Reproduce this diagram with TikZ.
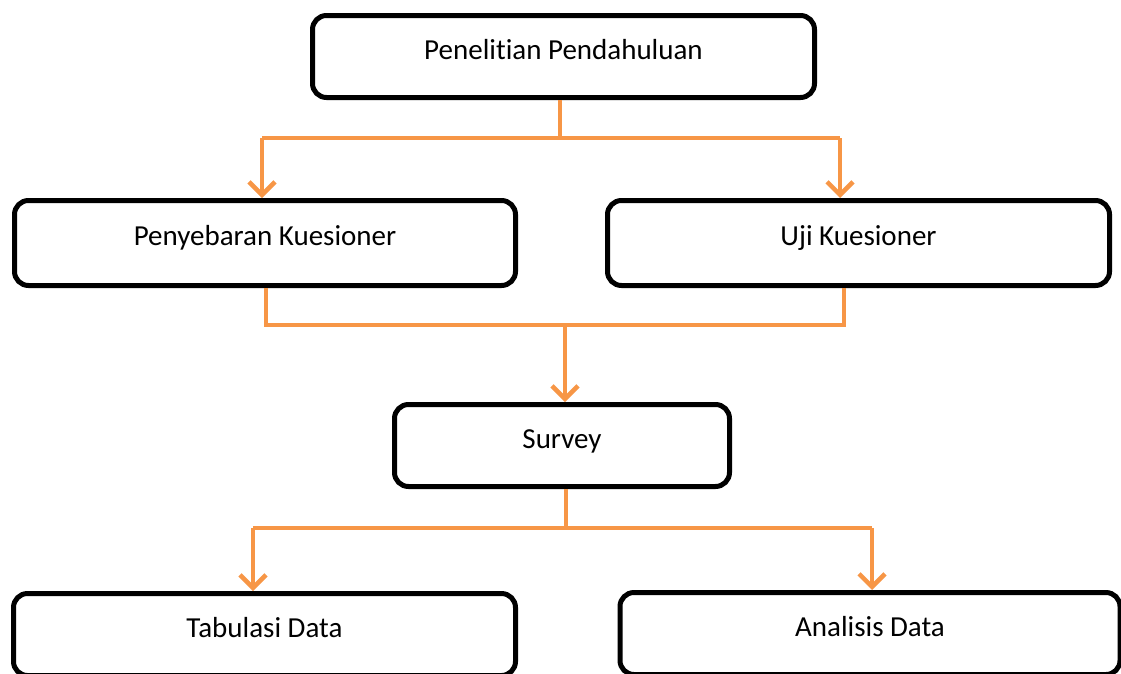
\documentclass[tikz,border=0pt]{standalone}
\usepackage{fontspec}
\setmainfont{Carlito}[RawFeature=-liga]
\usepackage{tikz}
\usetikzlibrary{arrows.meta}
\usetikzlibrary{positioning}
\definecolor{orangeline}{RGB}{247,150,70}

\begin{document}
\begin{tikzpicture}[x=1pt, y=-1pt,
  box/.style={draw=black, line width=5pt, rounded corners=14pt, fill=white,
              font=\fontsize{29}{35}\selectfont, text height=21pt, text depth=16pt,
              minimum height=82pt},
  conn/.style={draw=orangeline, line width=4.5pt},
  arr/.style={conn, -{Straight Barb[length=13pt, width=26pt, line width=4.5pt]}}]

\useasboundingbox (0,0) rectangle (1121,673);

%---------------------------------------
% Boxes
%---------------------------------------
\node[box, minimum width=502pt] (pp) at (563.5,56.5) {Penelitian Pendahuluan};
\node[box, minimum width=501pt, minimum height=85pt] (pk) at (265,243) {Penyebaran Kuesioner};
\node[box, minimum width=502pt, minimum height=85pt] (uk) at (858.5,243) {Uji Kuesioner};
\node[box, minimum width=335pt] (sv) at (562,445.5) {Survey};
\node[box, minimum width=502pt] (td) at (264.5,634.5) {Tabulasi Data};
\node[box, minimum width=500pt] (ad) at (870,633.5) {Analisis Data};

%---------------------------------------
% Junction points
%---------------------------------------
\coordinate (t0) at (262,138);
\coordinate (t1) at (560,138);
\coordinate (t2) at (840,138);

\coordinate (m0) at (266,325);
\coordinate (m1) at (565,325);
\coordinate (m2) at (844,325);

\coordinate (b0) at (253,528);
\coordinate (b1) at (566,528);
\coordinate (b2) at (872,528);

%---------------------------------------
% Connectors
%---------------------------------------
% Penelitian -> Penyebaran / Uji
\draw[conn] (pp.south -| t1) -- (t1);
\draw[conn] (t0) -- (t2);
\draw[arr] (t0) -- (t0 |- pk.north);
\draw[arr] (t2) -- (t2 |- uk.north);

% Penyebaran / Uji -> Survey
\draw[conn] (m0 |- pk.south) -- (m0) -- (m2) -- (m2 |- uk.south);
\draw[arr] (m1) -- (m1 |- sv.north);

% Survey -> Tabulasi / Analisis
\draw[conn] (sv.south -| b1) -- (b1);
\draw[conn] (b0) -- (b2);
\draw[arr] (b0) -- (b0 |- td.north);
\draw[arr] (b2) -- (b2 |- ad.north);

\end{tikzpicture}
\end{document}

YOUR OBJECTIVE |
Write out exactly the opening lines of the data, stopping after the line that holds "(b2) at (872,528);". Exclude pictures.

EXPECTED OUTPUT |
Reproduce this diagram with TikZ.
\documentclass[tikz,border=0pt]{standalone}
\usepackage{fontspec}
\setmainfont{Carlito}[RawFeature=-liga]
\usepackage{tikz}
\usetikzlibrary{arrows.meta}
\usetikzlibrary{positioning}
\definecolor{orangeline}{RGB}{247,150,70}

\begin{document}
\begin{tikzpicture}[x=1pt, y=-1pt,
  box/.style={draw=black, line width=5pt, rounded corners=14pt, fill=white,
              font=\fontsize{29}{35}\selectfont, text height=21pt, text depth=16pt,
              minimum height=82pt},
  conn/.style={draw=orangeline, line width=4.5pt},
  arr/.style={conn, -{Straight Barb[length=13pt, width=26pt, line width=4.5pt]}}]

\useasboundingbox (0,0) rectangle (1121,673);

%---------------------------------------
% Boxes
%---------------------------------------
\node[box, minimum width=502pt] (pp) at (563.5,56.5) {Penelitian Pendahuluan};
\node[box, minimum width=501pt, minimum height=85pt] (pk) at (265,243) {Penyebaran Kuesioner};
\node[box, minimum width=502pt, minimum height=85pt] (uk) at (858.5,243) {Uji Kuesioner};
\node[box, minimum width=335pt] (sv) at (562,445.5) {Survey};
\node[box, minimum width=502pt] (td) at (264.5,634.5) {Tabulasi Data};
\node[box, minimum width=500pt] (ad) at (870,633.5) {Analisis Data};

%---------------------------------------
% Junction points
%---------------------------------------
\coordinate (t0) at (262,138);
\coordinate (t1) at (560,138);
\coordinate (t2) at (840,138);

\coordinate (m0) at (266,325);
\coordinate (m1) at (565,325);
\coordinate (m2) at (844,325);

\coordinate (b0) at (253,528);
\coordinate (b1) at (566,528);
\coordinate (b2) at (872,528);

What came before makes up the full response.